The Girls Gone Wild videos exist not because young women are experimenting sexually (that can happen in bedrooms and cars all over the place) but because someone with a camera arranged the situation to happen. The setup is a commercial one and the audience for it does not consist of young women. If we regard this as sexual experimentation then it is a commercial sexual experimentation.

The ex-Playmate may be successful in her later career, true, but only if she picks that career very, very carefully. Being a bishop is out, so is being a politician or a teacher, and probably a lawyer. I'm not sure how many columnists one might have out of the Girls Gone Wild participants, but I doubt there would be enough good jobs for all of them. For most participants the participation will not be a thing to add to the old resume.

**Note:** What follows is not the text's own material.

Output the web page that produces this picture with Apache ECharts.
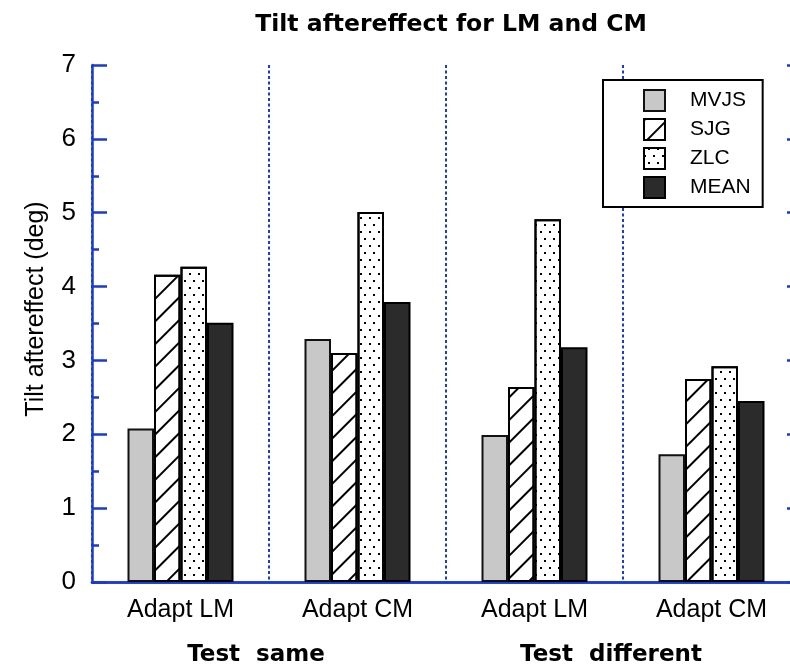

The reason for that is partly in Avedon's statement about sex being viewed as dirty, but perhaps even more in who it is that is assumed to have been dirtied by sex. It is still usually the woman whose reputation is smeared or whose "purity" is lost.

Would raising the minimum age of legal participation in erotic imagery be a good idea? I'm not sure. I have some problems with the fact that an eighteen-year old can go and fight in a war in Iraq, come home and then not get served a beer in an American bar. This seems illogical and patronizing. It seems that the age of maturity should be the same for all purposes.